Lost Cat
by Treena Thibodeau
You are not doing enough. This announcement goes out at regular intervals over the P.A. system inside the cramped fitting room of my skull. You are not doing enough. I’m supposed to be meditating, but instead I’m dress-rehearsing conversations with people who now only exist inside of glowing rectangles. Visualize: sending my breath out. Think about viruses, try to pull just my own droplets back in. Sometimes it helps if I visualize a cat’s tail sliding through my fingers. I don’t have a cat, so I mentally borrow my sister’s. If no one is around to hear, I’ll screw headphones into the sockets of my ears and sing along with kirtan recordings, making a mess of the Sanskrit. I sing loud enough, maybe I’ll call monsters out of the lake. This week a creature that is not a goose but is definitely the result of something a goose fucked landed on the water and is now on patrol.

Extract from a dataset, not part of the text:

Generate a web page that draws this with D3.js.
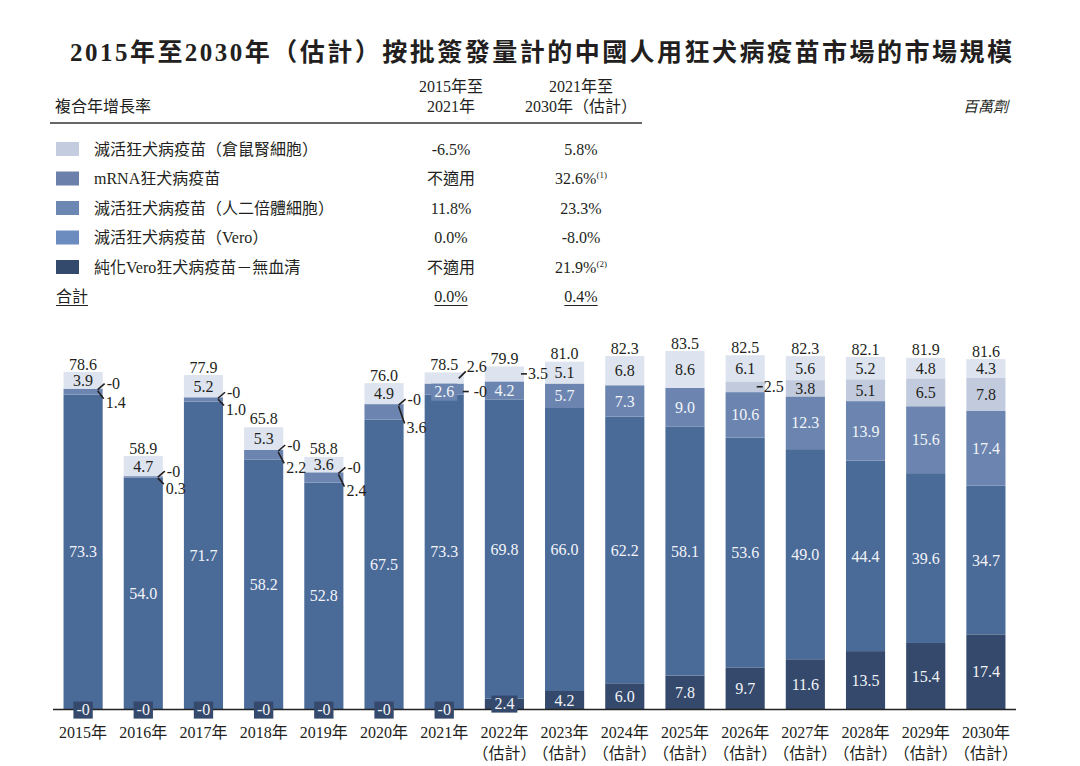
<!DOCTYPE html>
<html>
<head>
<meta charset="utf-8">
<script src="https://cdn.jsdelivr.net/npm/d3@7"></script>
<style>
  body { margin: 0; background: #fff; }
  svg text { font-family: "Liberation Serif", "Noto Sans CJK TC", serif; fill: #231f20; }
</style>
</head>
<body>
<div id="chart"></div>
<script>
// chart values
var years = ["2015年", "2016年", "2017年", "2018年", "2019年", "2020年", "2021年", "2022年",
             "2023年", "2024年", "2025年", "2026年", "2027年", "2028年", "2029年", "2030年"];
var yearNotes = ["", "", "", "", "", "", "", "（估計）", "（估計）", "（估計）", "（估計）",
                 "（估計）", "（估計）", "（估計）", "（估計）", "（估計）"];

var hamster  = [3.9, 4.7, 5.2, 5.3, 3.6, 4.9, 2.6, 3.5, 5.1, 6.8, 8.6, 6.1, 5.6, 5.2, 4.8, 4.3];
var mrna     = [0, 0, 0, 0, 0, 0, 0, 0, 0, 0, 0, 2.5, 3.8, 5.1, 6.5, 7.8];
var diploid  = [1.4, 0.3, 1.0, 2.2, 2.4, 3.6, 2.6, 4.2, 5.7, 7.3, 9.0, 10.6, 12.3, 13.9, 15.6, 17.4];
var vero     = [73.3, 54.0, 71.7, 58.2, 52.8, 67.5, 73.3, 69.8, 66.0, 62.2, 58.1, 53.6, 49.0, 44.4, 39.6, 34.7];
var purified = [0, 0, 0, 0, 0, 0, 0, 2.4, 4.2, 6.0, 7.8, 9.7, 11.6, 13.5, 15.4, 17.4];
var totals   = [78.6, 58.9, 77.9, 65.8, 58.8, 76.0, 78.5, 79.9, 81.0, 82.3, 83.5, 82.5, 82.3, 82.1, 81.9, 81.6];

// legend / CAGR table
var seriesNames = ["滅活狂犬病疫苗（倉鼠腎細胞）", "mRNA狂犬病疫苗", "滅活狂犬病疫苗（人二倍體細胞）",
                   "滅活狂犬病疫苗（Vero）", "純化Vero狂犬病疫苗－無血清"];
var cagrA = ["-6.5%", "不適用", "11.8%", "0.0%", "不適用"];
var cagrB = ["5.8%", "32.6%", "23.3%", "-8.0%", "21.9%"];
var cagrNotes = ["", "(1)", "", "", "(2)"];
var cagrTotal = ["0.0%", "0.4%"];

var title = "2015年至2030年（估計）按批簽發量計的中國人用狂犬病疫苗市場的市場規模";

var W = 1080, H = 766;
var svg = d3.select("#chart").append("svg").attr("width", W).attr("height", H);

/*** title */
svg.append("text")
    .attr("x", 70).attr("y", 61)
    .attr("textLength", 942).attr("lengthAdjust", "spacing")
    .style("font-size", "25px").style("font-weight", "bold")
    .text(title);

/*** CAGR table */
var legendColors = ["#c4cde0", "#6b80aa", "#6d87b3", "#6c8cbf", "#344a6c"];
var colA = 451, colB = 581;

svg.append("text").attr("x", 55).attr("y", 112).style("font-size", "16px").text("複合年增長率");
svg.append("text").attr("x", colA).attr("y", 92).attr("text-anchor", "middle").style("font-size", "16px").text("2015年至");
svg.append("text").attr("x", colA).attr("y", 112).attr("text-anchor", "middle").style("font-size", "16px").text("2021年");
svg.append("text").attr("x", colB).attr("y", 92).attr("text-anchor", "middle").style("font-size", "16px").text("2021年至");
svg.append("text").attr("x", colB).attr("y", 112).attr("text-anchor", "middle").style("font-size", "16px").text("2030年（估計）");
svg.append("text").attr("x", 1008).attr("y", 112).attr("text-anchor", "end")
    .style("font-size", "15px").style("font-style", "italic").text("百萬劑");

svg.append("line").attr("x1", 50).attr("x2", 642).attr("y1", 123).attr("y2", 123)
    .attr("stroke", "#333").attr("stroke-width", 1.6);

var rowY = d3.scaleLinear().domain([0, 1]).range([149, 178.5]);

var rows = svg.selectAll(".legend-row")
    .data(seriesNames)
    .enter().append("g")
    .attr("class", "legend-row")
    .attr("transform", function(d, i) { return "translate(0," + rowY(i) + ")"; });

rows.append("rect")
    .attr("x", 56).attr("y", -7).attr("width", 23).attr("height", 14)
    .attr("fill", function(d, i) { return legendColors[i]; });

rows.append("text")
    .attr("x", 94).attr("y", 5.5).style("font-size", "16px")
    .text(function(d) { return d; });

rows.append("text")
    .attr("x", colA).attr("y", 5.5).attr("text-anchor", "middle").style("font-size", "16px")
    .text(function(d, i) { return cagrA[i]; });

var cb = rows.append("text")
    .attr("x", colB).attr("y", 5.5).attr("text-anchor", "middle").style("font-size", "16px");
cb.append("tspan").text(function(d, i) { return cagrB[i]; });
cb.append("tspan").attr("dy", -6).style("font-size", "9px").text(function(d, i) { return cagrNotes[i]; });

// total row with underlines
var totY = rowY(5) + 5.5;
function underlined(x, anchor, txt) {
    var t = svg.append("text").attr("x", x).attr("y", totY).attr("text-anchor", anchor)
        .style("font-size", "16px").text(txt);
    var b = t.node().getBBox();
    svg.append("line").attr("x1", b.x).attr("x2", b.x + b.width)
        .attr("y1", totY + 3.5).attr("y2", totY + 3.5)
        .attr("stroke", "#231f20").attr("stroke-width", 1);
}
underlined(56, "start", "合計");
underlined(colA, "middle", cagrTotal[0]);
underlined(colB, "middle", cagrTotal[1]);

/*** stacked bars */
var keys = ["purified", "vero", "diploid", "mrna", "hamster"];
var barColors = { purified: "#34496b", vero: "#4a6a98", diploid: "#6b85b0", mrna: "#c2cbdd", hamster: "#dde3ef" };
var table = years.map(function(y, i) {
    return { year: y, i: i, purified: purified[i], vero: vero[i], diploid: diploid[i],
             mrna: mrna[i], hamster: hamster[i], total: totals[i] };
});
var stacked = d3.stack().keys(keys)(table);

var x = d3.scaleBand().domain(years).range([53, 1016]).paddingInner(0.35).paddingOuter(0.175);
var y = d3.scaleLinear().domain([0, 90]).range([709, 709 - 90 * 4.288]);
var bw = x.bandwidth();

svg.append("g").selectAll("g")
    .data(stacked)
    .enter().append("g")
    .attr("fill", function(d) { return barColors[d.key]; })
    .selectAll("rect")
    .data(function(d) { return d; })
    .enter().append("rect")
    .attr("x", function(d) { return x(d.data.year); })
    .attr("y", function(d) { return y(d[1]); })
    .attr("width", bw)
    .attr("height", function(d) { return y(d[0]) - y(d[1]); });

// baseline
svg.append("line").attr("x1", 53).attr("x2", 1016).attr("y1", y(0) + 0.5).attr("y2", y(0) + 0.5)
    .attr("stroke", "#222").attr("stroke-width", 1.6);

var labels = svg.append("g").style("font-size", "16px");
function fmt(v) { return v === 0 ? "-0" : v.toFixed(1); }

function label(xc, yc, txt, anchor, color, boxColor) {
    var t = labels.append("text").attr("x", xc).attr("y", yc).attr("dy", "0.35em")
        .attr("text-anchor", anchor || "middle").text(txt);
    if (color) t.style("fill", color);
    if (boxColor) {
        var b = t.node().getBBox();
        labels.insert("rect", function() { return t.node(); })
            .attr("x", b.x - 3).attr("y", b.y + 1).attr("width", b.width + 6).attr("height", b.height)
            .attr("fill", boxColor);
    }
    return t;
}
function leader(x1, y1, x2, y2) {
    labels.append("line").attr("x1", x1).attr("y1", y1).attr("x2", x2).attr("y2", y2)
        .attr("stroke", "#231f20").attr("stroke-width", 1.6);
}

var white = "#f2f4f8";
table.forEach(function(d, i) {
    var x0 = x(d.year), xc = x0 + bw / 2, xr = x0 + bw;
    var s = {};
    stacked.forEach(function(ser) { s[ser.key] = ser[i]; });
    var mid = function(k) { return (y(s[k][0]) + y(s[k][1])) / 2; };
    var hgt = function(k) { return y(s[k][0]) - y(s[k][1]); };

    // total on top
    label(xc, y(d.total) - 8, d.total.toFixed(1));

    // purified (bottom)
    if (d.purified === 0) {
        label(xc, y(0), "-0", "middle", white, barColors.purified);
    } else if (hgt("purified") < 16) {
        label(xc, y(0) - 6, fmt(d.purified), "middle", white, barColors.purified);
    } else {
        label(xc, mid("purified"), fmt(d.purified), "middle", white);
    }

    // vero
    label(xc, mid("vero"), fmt(d.vero), "middle", white);

    var y0 = y(s.diploid[1]);
    if (i < 6) {
        // small diploid + zero mRNA pushed outside with leader strokes
        leader(xr - 5, y0 + 1, xr + 2, y0 - 5);
        label(xr + 4, y0 - 5, "-0", "start");
        var ly = Math.max(y0 + 12, y(s.diploid[0]) + 8);
        leader(xr - 5, y0 + 2, xr + 1, ly - 4);
        label(xr + 3, ly, fmt(d.diploid), "start");
        label(xc, mid("hamster"), fmt(d.hamster));
    } else {
        if (hgt("diploid") < 16) {
            label(xc, mid("diploid") + 2, fmt(d.diploid), "middle", white, barColors.diploid);
        } else {
            label(xc, mid("diploid"), fmt(d.diploid), "middle", white);
        }
        // mRNA
        if (d.mrna === 0 && i === 6) {
            leader(xr - 1, y0 + 8, xr + 5, y0 + 8);
            label(xr + 10, y0 + 8, "-0", "start");
        } else if (d.mrna > 0 && hgt("mrna") < 14) {
            leader(xr - 8, mid("mrna"), xr - 2, mid("mrna"));
            label(xr - 1, mid("mrna"), fmt(d.mrna), "start");
        } else if (d.mrna > 0) {
            label(xc, mid("mrna"), fmt(d.mrna));
        }
        // hamster (top)
        if (i === 6) {
            leader(xr - 5, y(d.total) + 6, xr + 2, y(d.total) - 1);
            label(xr + 3, y(d.total) - 6, fmt(d.hamster), "start");
        } else if (hgt("hamster") < 17) {
            leader(xr - 3, mid("hamster"), xr + 3, mid("hamster"));
            label(xr + 4, mid("hamster"), fmt(d.hamster), "start");
        } else {
            label(xc, mid("hamster"), fmt(d.hamster));
        }
    }
});

/*** x axis labels */
var xl = svg.append("g").style("font-size", "16px");
xl.selectAll(".yr").data(years).enter().append("text")
    .attr("x", function(d) { return x(d) + bw / 2; })
    .attr("y", 738).attr("text-anchor", "middle")
    .text(function(d) { return d; });
xl.selectAll(".note").data(years).enter().append("text")
    .attr("x", function(d) { return x(d) + bw / 2; })
    .attr("y", 759).attr("text-anchor", "middle")
    .text(function(d, i) { return yearNotes[i]; });
</script>
</body>
</html>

We nicked this house too, a family member’s rural getaway in a part of Connecticut called the Quiet Corner. We came here the week the morgue trucks came to Queens and have remained since, possessions spreading in the cabin like a spill. I thought I would feel lost here in the woods, so far from the familiar grid of home, but I do not. Squirrels get into the frame of this house and chase shelter and I put out a catch-and-release trap but they are too wily for it.